Well, I have found the door! Over the past three weeks, I have interviewed with the same company on four separate occasions and with four different people. After the third interview, I got the feeling they might be interested in me. Yet, I began wondering how many interviews it was actually going to take to land this job. My fourth and final interview went great and I was expecting to get a call back within a few days notifying me of an offer for the position. But no call came. I sent an email reiterating my appreciation for their time and expressing my interest and excitement about the position. I received a positive response explaining that they were working with their HR department and would be in touch with me soon. In my mind I had been hired.
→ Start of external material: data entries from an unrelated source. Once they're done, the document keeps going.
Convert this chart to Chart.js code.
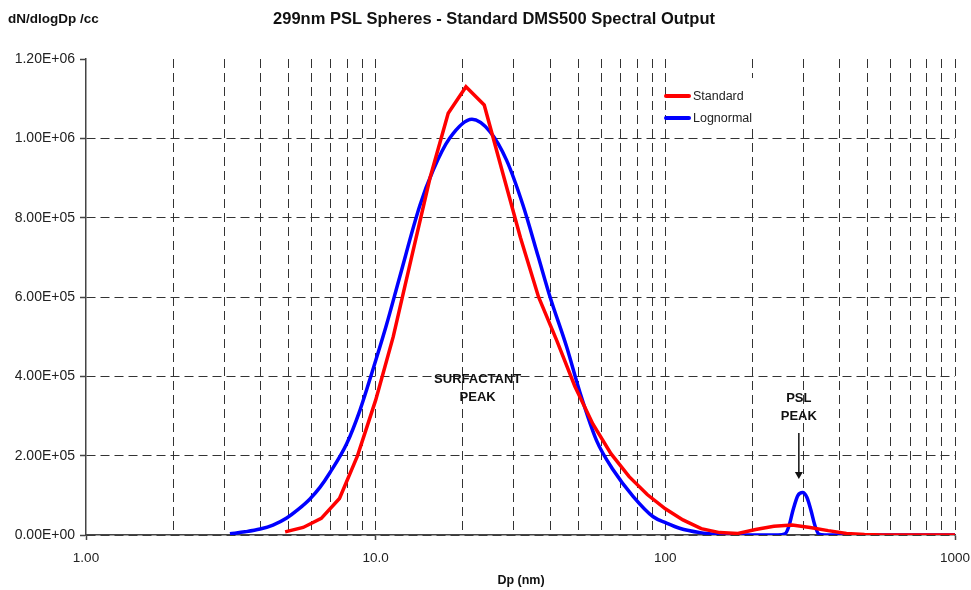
<!DOCTYPE html>
<html>
<head>
<meta charset="utf-8">
<script src="https://cdn.jsdelivr.net/npm/chart.js@4.4.0/dist/chart.umd.min.js"></script>
<style>
  html, body { margin: 0; padding: 0; background: #fff; }
</style>
</head>
<body>
<canvas id="myChart" width="971" height="590"></canvas>
<script>
// DMS500 size classes (nm) and the measured "Standard" spectrum
var sizesStd = [4.87, 5.62, 6.49, 7.50, 8.66, 10.0, 11.5, 13.3, 15.4, 17.8, 20.5, 23.7, 27.4, 31.6, 36.5, 42.2, 48.7, 56.2, 64.9, 75.0, 86.6, 100, 115, 133, 154, 178, 205, 237, 274, 316, 365, 422, 487, 562, 649, 750, 866, 1000];
var standard = [8e3, 1.9e4, 4.2e4, 9.2e4, 2.0e5, 3.4e5, 5.0e5, 7.0e5, 9.0e5, 1.063e6, 1.13e6, 1.084e6, 9.15e5, 7.5e5, 6.0e5, 4.9e5, 3.75e5, 2.8e5, 2.05e5, 1.47e5, 1.02e5, 6.6e4, 3.8e4, 1.6e4, 6e3, 4e3, 1.4e4, 2.2e4, 2.5e4, 1.9e4, 1.1e4, 4e3, 1e3, 0, 0, 0, 0, 0];

// lognormal fit
var sizesLog = [3.14, 3.54, 3.99, 4.42, 4.93, 5.39, 5.93, 6.42, 6.95, 7.94, 8.83, 9.81, 10.9, 12.1, 14.2, 15.8, 18.0, 21.5, 24.8, 28.3, 32.3, 36.4, 40.0, 45.6, 50.7, 57.9, 66.1, 77.5, 90.8, 101, 112, 132, 150, 181, 245, 259, 267, 276, 287, 298, 308, 318, 329, 339, 355, 400, 500, 700, 1000];
var lognormal = [3e3, 8e3, 1.5e4, 2.5e4, 4.3e4, 6.4e4, 9.1e4, 1.2e5, 1.57e5, 2.3e5, 3.15e5, 4.2e5, 5.3e5, 6.5e5, 8.3e5, 9.2e5, 1.0e6, 1.048e6, 1.017e6, 9.45e5, 8.3e5, 7.02e5, 6.0e5, 4.75e5, 3.6e5, 2.38e5, 1.64e5, 9.7e4, 4.6e4, 3.0e4, 1.7e4, 6e3, 2e3, 0, 0, 3e3, 2.2e4, 6.3e4, 1.0e5, 1.07e5, 9.5e4, 6.3e4, 2.2e4, 2e3, 0, 0, 0, 0, 0];

// axis ticks
var xTicks = [1, 2, 3, 4, 5, 6, 7, 8, 9, 10, 20, 30, 40, 50, 60, 70, 80, 90, 100, 200, 300, 400, 500, 600, 700, 800, 900, 1000];
var xMajor = [1, 10, 100, 1000];
var xTickLabels = ['1.00', '10.0', '100', '1000'];

function sci(v){
    if (v === 0) return '0.00E+00';
    var e = Math.floor(Math.log10(v) + 1e-9);
    var m = v / Math.pow(10, e);
    return m.toFixed(2) + 'E+' + String(e).padStart(2, '0');
}

function pts(xs, ys){
    return xs.map(function(x, i){ return {x: x, y: ys[i]}; });
}

var FONT = '"Liberation Sans", Arial, sans-serif';

// titles, legend and the two peak notes
var extras = {
    id: 'extras',
    afterDraw: function(chart){
        var ctx = chart.ctx;
        var xs = chart.scales.x, ys = chart.scales.y;
        ctx.save();
        ctx.fillStyle = '#111';
        ctx.textAlign = 'center';
        ctx.textBaseline = 'alphabetic';
        ctx.font = 'bold 16.5px ' + FONT;
        ctx.fillText('299nm PSL Spheres - Standard DMS500 Spectral Output', 494, 24);

        ctx.textAlign = 'left';
        ctx.font = 'bold 13.5px ' + FONT;
        ctx.fillText('dN/dlogDp /cc', 8, 23);

        ctx.textAlign = 'center';
        ctx.font = 'bold 12.5px ' + FONT;
        ctx.fillText('Dp (nm)', 521, 584);

        // notes
        ctx.textBaseline = 'middle';
        ctx.font = 'bold 13px ' + FONT;
        var sx = xs.getPixelForValue(22.5);
        ctx.fillText('SURFACTANT', sx, ys.getPixelForValue(3.91e5));
        ctx.fillText('PEAK', sx, ys.getPixelForValue(3.48e5));
        var px = xs.getPixelForValue(289);
        ctx.fillText('PSL', px, ys.getPixelForValue(3.45e5));
        ctx.fillText('PEAK', px, ys.getPixelForValue(3.0e5));

        // arrow
        var a0 = ys.getPixelForValue(2.57e5), a1 = ys.getPixelForValue(1.41e5);
        ctx.strokeStyle = '#111';
        ctx.lineWidth = 1.5;
        ctx.beginPath();
        ctx.moveTo(px, a0);
        ctx.lineTo(px, a1 - 6);
        ctx.stroke();
        ctx.beginPath();
        ctx.moveTo(px - 4, a1 - 7);
        ctx.lineTo(px + 4, a1 - 7);
        ctx.lineTo(px, a1);
        ctx.closePath();
        ctx.fill();

        // legend box (white, hides the grid behind it)
        ctx.fillStyle = '#fff';
        ctx.fillRect(667, 78, 96, 50);
        ctx.textAlign = 'left';
        ctx.font = '12.5px ' + FONT;
        chart.data.datasets.forEach(function(ds, i){
            var y = 96 + i * 22;
            ctx.strokeStyle = ds.borderColor;
            ctx.lineWidth = 4;
            ctx.lineCap = 'round';
            ctx.beginPath();
            ctx.moveTo(666, y);
            ctx.lineTo(689, y);
            ctx.stroke();
            ctx.fillStyle = '#222';
            ctx.fillText(ds.label, 693, y + 1);
        });
        ctx.restore();
    }
};

var ctx = document.getElementById('myChart').getContext('2d');
var myChart = new Chart(ctx, {
    type: 'line',
    data: {
        datasets: [{
            label: 'Standard',
            data: pts(sizesStd, standard),
            borderColor: '#ff0000',
            borderWidth: 3.5,
            pointRadius: 0,
            tension: 0,
            fill: false
        }, {
            label: 'Lognormal',
            data: pts(sizesLog, lognormal),
            borderColor: '#0000ff',
            borderWidth: 3.5,
            pointRadius: 0,
            cubicInterpolationMode: 'monotone',
            fill: false
        }]
    },
    options: {
        responsive: false,
        animation: false,
        devicePixelRatio: 1,
        layout: { padding: { top: 59, right: 16, left: 0, bottom: 0 } },
        plugins: {
            legend: { display: false },
            title: { display: false },
            tooltip: { enabled: false }
        },
        scales: {
            x: {
                type: 'logarithmic',
                min: 1,
                max: 1000,
                afterBuildTicks: function(s){
                    s.ticks = xTicks.map(function(v){ return {value: v}; });
                },
                afterFit: function(s){
                    s.height = 55;
                    s.paddingLeft = 0;
                    s.paddingRight = 0;
                },
                ticks: {
                    autoSkip: false,
                    maxRotation: 0,
                    padding: 10,
                    color: '#222',
                    font: { family: FONT, size: 13.5 },
                    callback: function(v){
                        var k = xMajor.indexOf(v);
                        return k >= 0 ? xTickLabels[k] : '';
                    }
                },
                grid: {
                    color: function(c){
                        return (c.tick && c.tick.value === 1) ? 'rgba(0,0,0,0)' : '#333';
                    },
                    lineWidth: 1,
                    tickLength: 5,
                    tickWidth: 1.5,
                    tickColor: function(c){
                        return (c.tick && xMajor.indexOf(c.tick.value) >= 0) ? '#444' : 'rgba(0,0,0,0)';
                    }
                },
                border: { display: true, color: '#444', width: 1.5, dash: [9, 5] }
            },
            y: {
                min: 0,
                max: 1.2e6,
                afterFit: function(s){
                    s.width = 86;
                    s.paddingTop = 0;
                    s.paddingBottom = 0;
                },
                ticks: {
                    stepSize: 2e5,
                    padding: 5,
                    color: '#222',
                    font: { family: FONT, size: 14 },
                    callback: function(v){ return sci(v); }
                },
                grid: {
                    color: function(c){
                        return (c.tick && c.tick.value >= 1.2e6) ? 'rgba(0,0,0,0)' : '#333';
                    },
                    lineWidth: 1,
                    tickLength: 6,
                    tickWidth: 1.5,
                    tickColor: '#444'
                },
                border: { display: true, color: '#444', width: 1.5, dash: [9, 5] }
            }
        }
    },
    plugins: [extras]
});
</script>
</body>
</html>
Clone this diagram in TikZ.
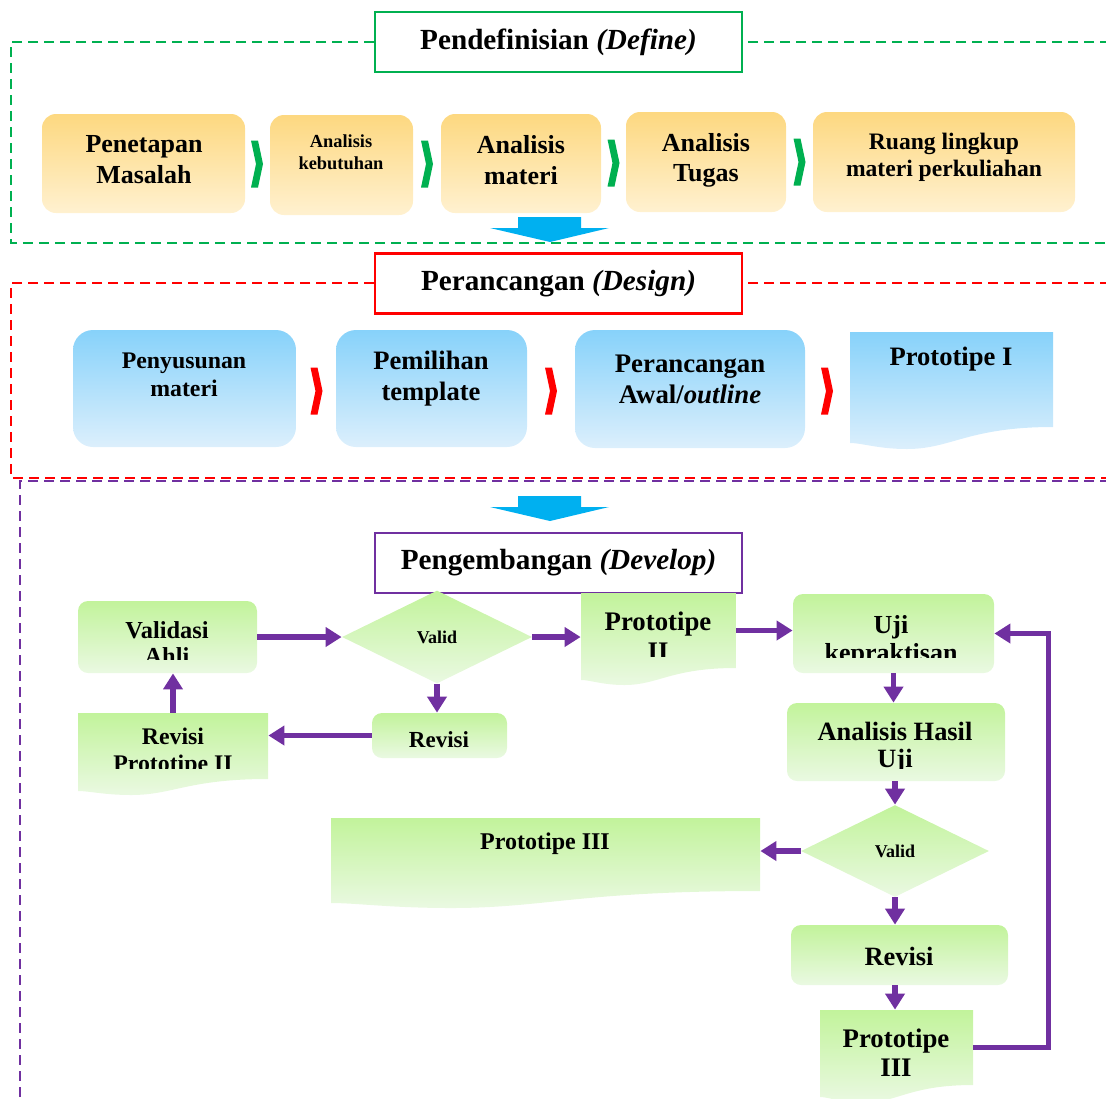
\documentclass[tikz,border=0pt]{standalone}
\usepackage{fontspec}
\setmainfont{Liberation Serif}
\usepackage{xcolor}
\usetikzlibrary{positioning,arrows.meta,shapes.geometric,fit}
\definecolor{hijau}{RGB}{0,176,80}
\definecolor{merah}{RGB}{255,0,0}
\definecolor{ungu}{RGB}{112,48,160}
\definecolor{biru}{RGB}{0,176,240}
\definecolor{kuningA}{RGB}{253,216,128}
\definecolor{kuningB}{RGB}{255,241,208}
\definecolor{biruA}{RGB}{135,210,250}
\definecolor{biruB}{RGB}{220,239,252}
\definecolor{hijauA}{RGB}{194,243,155}
\definecolor{hijauB}{RGB}{234,249,226}
% chevron kecil di antara kotak
\newcommand{\chev}[3]{\fill[#1] (#2,#3) ++(-6,-23.5) -- ++(7,0) -- ++(5,23.5) -- ++(-5,23.5) -- ++(-7,0) -- ++(5,-23.5) -- cycle;}
% panah biru besar antar tahap
\newcommand{\panah}[1]{\fill[biru] (518,#1) -- (581,#1) -- (581,{#1+11}) -- (609,{#1+11}) -- (550,{#1+25}) -- (490,{#1+11}) -- (518,{#1+11}) -- cycle;}
% bentuk dokumen: nama, x1, y atas, x2, y kanan bawah, y kiri bawah, y lembah, warna
\newcommand{\dok}[8]{%
  \shade[top color=#8A, bottom color=#8B] (#2,#3) -- (#4,#3) -- (#4,#5)
    .. controls ({#4-0.42*(#4-#2)},#5) and ({#2+0.5*(#4-#2)},#7) .. ({#2+0.28*(#4-#2)},#7)
    .. controls ({#2+0.14*(#4-#2)},#7) and ({#2+0.06*(#4-#2)},#6) .. (#2,#6) -- cycle;
  \node[fit={(#2,#3) (#4,#5)}, inner sep=0pt] (#1) {};}

\begin{document}
\begin{tikzpicture}[x=0.5pt, y=-0.5pt,
  ybox/.style={rounded corners=7pt, top color=kuningA, bottom color=kuningB, inner sep=0pt},
  bbox/.style={rounded corners=10pt, top color=biruA, bottom color=biruB, inner sep=0pt},
  gbox/.style={rounded corners=5pt, top color=hijauA, bottom color=hijauB, inner sep=0pt},
  gdia/.style={diamond, top color=hijauA, bottom color=hijauB, inner sep=0pt, font=\fontsize{9}{10}\selectfont\bfseries},
  judul/.style={draw=#1, line width=1.25pt, fill=white, minimum width=183.5pt, minimum height=30pt,
                font=\fontsize{14.6}{17}\selectfont\bfseries},
  wh/.style 2 args={minimum width=#1*0.5pt, minimum height=#2*0.5pt},
  tx/.style 2 args={align=center, inner sep=0pt, font=\fontsize{#1}{#2}\selectfont\bfseries},
  bingkai/.style={draw=#1, line width=1.25pt, dash pattern=on 5pt off 3pt},
  alur/.style={draw=ungu, line width=2.6pt, -{Triangle[length=8pt,width=9.5pt]}}]

\useasboundingbox (0,0) rectangle (1106,1098);

% bingkai tahap
\draw[bingkai=hijau] (1110,42) -- (11,42) -- (11,243) -- (1110,243);
\draw[bingkai=merah] (1110,283) -- (11,283) -- (11,478) -- (1110,478);
\draw[bingkai=ungu] (1110,481) -- (20,481) -- (20,1110);

% define
\node[judul=hijau] (tdef) at (558.5,42) {Pendefinisian \textit{(Define)}};
\node[ybox, wh={203}{99}] (pm) at (143.5,163.5) {};
\node[ybox, wh={143}{100}] (ak) at (341.5,165) {};
\node[ybox, wh={160}{99}] (am) at (521,163.5) {};
\node[ybox, wh={160}{100}] (at) at (706,162) {};
\node[ybox, wh={262}{100}] (rl) at (944,162) {};
\node[tx={13}{15.5}] (pm-t) at (144,160) {Penetapan\\Masalah};
\node[tx={9.2}{11}] (ak-t) at (341,152) {Analisis\\kebutuhan};
\node[tx={13}{15.5}] (am-t) at (521,160) {Analisis\\materi};
\node[tx={13}{15}] (at-t) at (706,160) {Analisis\\Tugas};
\node[tx={11.8}{13.5}] (rl-t) at (944,157) {Ruang lingkup\\materi perkuliahan};
\chev{hijau}{257}{164}
\chev{hijau}{427}{164}
\chev{hijau}{613.5}{163}
\chev{hijau}{799.5}{162}
\panah{217}

% design
\node[judul=merah] (tdes) at (558.5,283.5) {Perancangan \textit{(Design)}};
\node[bbox, wh={223}{117}] (pn) at (184.5,388.5) {};
\node[bbox, wh={191}{117}] (pt) at (431.5,388.5) {};
\node[bbox, wh={230}{118}] (pa) at (690,389) {};
\dok{p1}{850}{332}{1053}{427}{443}{449}{biru}
\node[tx={11.9}{14}] (pn-t) at (184,374.5) {Penyusunan\\materi};
\node[tx={13.3}{15.5}] (pt-t) at (431,378.5) {Pemilihan\\template};
\node[tx={13.4}{15.5}] (pa-t) at (690,379) {Perancangan\\Awal/\textit{outline}};
\node[tx={13.3}{15}] (p1-t) at (951,359) {Prototipe I};
\chev{merah}{316.5}{391}
\chev{merah}{551}{391}
\chev{merah}{827}{391}
\panah{496}

% develop
\node[judul=ungu] (tdev) at (558.5,563) {Pengembangan \textit{(Develop)}};
\node[gbox, wh={179}{72}] (val) at (167.5,637) {};
\node[gdia, wh={190}{93}] (dia1) at (437,637) {Valid};
\dok{p2}{581}{593}{736}{668}{680}{685}{hijau}
\node[gbox, wh={201}{79}] (uji) at (893.5,633.5) {};
\node[gbox, wh={135}{45}] (rev1) at (439.5,735.5) {};
\dok{rp2}{78}{713}{268}{779}{791}{795}{hijau}
\node[gbox, wh={218}{78}] (ana) at (896,742) {};
\node[gdia, wh={188}{92}] (dia2) at (895,851) {Valid};
\dok{p3a}{331}{818}{760}{891}{903}{908}{hijau}
\node[gbox, wh={217}{60}] (rev2) at (899.5,955) {};
\dok{p3b}{820}{1010}{973}{1085}{1097}{1103}{hijau}

\begin{scope}
  \clip (0,0) rectangle (1106,659);
  \node[tx={12.2}{13}] (val-t) at (167,643) {Validasi\\Ahli};
\end{scope}
\begin{scope}
  \clip (0,0) rectangle (1106,656);
  \node[tx={13.4}{15}] (p2-t) at (658,636) {Prototipe\\II};
\end{scope}
\begin{scope}
  \clip (0,0) rectangle (1106,657);
  \node[tx={13}{14}] (uji-t) at (891,641) {Uji\\kepraktisan};
\end{scope}
\begin{scope}
  \clip (0,0) rectangle (1106,747);
  \node[tx={11.5}{13}] (rev1-t) at (439,740) {Revisi};
\end{scope}
\begin{scope}
  \clip (0,0) rectangle (1106,768);
  \node[tx={11.9}{13.5}] (rp2-t) at (173,752.5) {Revisi\\Prototipe II};
  \node[tx={13.2}{13.5}] (ana-t) at (895,747.5) {Analisis Hasil\\Uji};
\end{scope}
\node[tx={12}{14}] (p3a-t) at (545,844) {Prototipe III};
\node[tx={13.2}{15}] (rev2-t) at (899,956) {Revisi};
\node[tx={13.4}{14.5}] (p3b-t) at (896,1053) {Prototipe\\III};

% alur
\draw[alur] (val.east) -- (dia1.west);
\draw[alur] (dia1.east) -- (dia1.east -| p2.west);
\draw[alur] (p2.east) -- (p2.east -| uji.west);
\draw[alur] (dia1.south) -- (dia1.south |- rev1.north);
\draw[alur] (rev1.west) -- (rev1.west -| rp2.east);
\draw[alur] (rp2.north) -- (rp2.north |- val.south);
\draw[alur] (uji.south) -- (uji.south |- ana.north);
\draw[alur] (dia2.north |- ana.south) -- (dia2.north);
\draw[alur] (dia2.west) -- (dia2.west -| p3a.east);
\draw[alur] (dia2.south) -- (dia2.south |- rev2.north);
\draw[alur] (dia2.south |- rev2.south) -- (dia2.south |- p3b.north);
\draw[alur] (p3b.east) -- ++(75,0) |- (uji.east);

\end{tikzpicture}
\end{document}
Fast forward two days. I receive an email from their HR department. I open it and begin reading, “Dear ____, we appreciate you applying for the position of _____. Unfortunately at this time we have chosen to pursue other candidates…” (blah, blah, blah)! WHAT? NO! I was completely caught off guard and totally shocked. My mind was attempting to process the fact that I had NOT been offered the position. Reality began to set in. Tears were forming in my disappointed eyes. Why? What happened? Collecting myself, I began composing an email to my contact at the company. I thanked her for interviewing me and asked that she keep me in mind if any other positions were to become open. I sadly clicked send and began the process of accepting my sad fate. 10 minutes later, I receive a response back from her apologizing for the email sent to me by HR. It was a mistake! She continued to explain that they were still working the offer up and should have something to me very soon. Shew! Thank God! I see “the door” opening again. That same “door” that just minutes prior had been slammed shut in my face was now beckoning me to enter. That same “door” that minutes prior I had lost the key to, was now ready to be unlocked! And I’m ready to unlock it. I’m ready to walk proudly through it and enter the wonderful world of “my career”.

My family and friends were right! One door closed and another one opened! And off to work I go!

It’s Possible!

August 17, 2010

I’ve been reading a blog about a woman who has now been clean from addiction for 17 years. Her name is Melinda and you can find her blog here. Her story is incredible and inspiring! It proves that even after reaching the pits of hell via addiction, it is possible to recover and go on to have a very successful life. Did you hear me? IT. IS. POSSIBLE.!

If you or someone you know is an addict, please read them Melinda’s story. I admire the work she is doing and know that she will touch a lot of people! I love success stories! I am a success story. You can be one too!

Do you Need a Straw? … “NO!”

August 15, 2010

“A short tube intended for transferring a beverage from its container to the mouth of the drinker, by application of a sucking force.” I’m referring to a drinking straw as defined by wikipedia. This simple and popular device that is common in most households and freely distributed in restaurants everywhere is one of my triggers. While in active addiction, I redefined the definition of a drinking straw. It’s basic use remained the same, however, the substance for which it was transferring was not a beverage. It was a crushed Oxycontin pill. And although the application was still a sucking force, this was done via my nostrils and not my mouth.

Yes, I was once a collector of straws. I didn’t pay for them. Why pay for them when I could grab handfuls of straws at any fast food restaurant I visited? I was even thrifty with their use since I would never use a full length straw. Instead I would cut the straw in half and only use one half at a time. Therefore, at any given time, my purse contained at least 3 unopened straws and one half of a straw. I was always prepared.

These days, I don’t particularly like to use a straw to drink out of. Although the sight of one does not cause me to want to use again, it does remind me of how I once utilized these tubular plastic pieces. It would be nice to sit down at a restaurant just once and enjoy a pleasant dinner without the thought of my addictive past. Instead, the server insists on asking me if I need a straw. I politely respond, “no, thank you.” But inside, I’m screaming, “GET THAT DAM* THING OUT OF MY FACE! AND, NO, I DON”T NEED A STRAW!”